Gaby came clean to Myers and two other teachers, both women, Monday. The women, she says, seemed relieved.
Myers had a different reaction: "She kept talking, and it did not register. Then I just kind of leaned forward and said, `Are you serious?' I told her, `You've run a great value experiment. You couldn't tell anybody because you had to control the variables.'"
But, he says, "When you're running a social experiment, you're dealing with human emotions. The human person in me felt I had been lied to."
Wednesday, Gaby apologized to teachers and students for misleading them.
When she took off her baby belly, there were a few nervous giggles, and a loud, "Whaaaaat?!" from the audience.
Then, there was applause. And, at the end of the assembly, following a Q&A session, there was a standing ovation, the first one Greene says he remembers during his three-year tenure at Toppenish High School.
"She really fooled me. I never would've guessed it," says 17-year-old senior Vicente Villanueva. "I'm really surprised."
So was 19-year-old Angel Jalomo, a 2010 Davis High School graduate and Gaby's niece: "I didn't know what to say. I just started crying."

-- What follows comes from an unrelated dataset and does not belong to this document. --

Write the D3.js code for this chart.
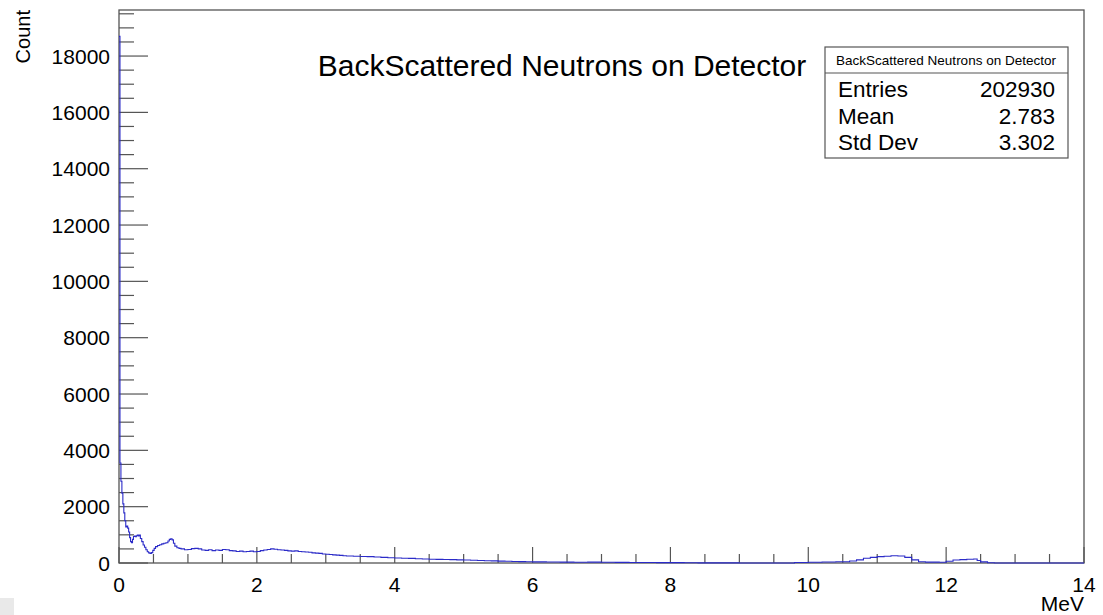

Gaby will present her research to a board of community members in May. It will include photos and video from Wednesday's assembly. And Gaby still needs to finish writing her report. But by revealing the project to students Wednesday, she can go on her English class trip to Ashland, Ore., on Friday without her baby belly.
Plus, she didn't want to be pregnant for prom. She already has her dress, a teal form-fitting mermaid gown with spaghetti straps.
Gaby plans to attend Columbia Basin College to study social work or sociology in the fall. And, she says, "I'm not planning to have a child until after I graduate."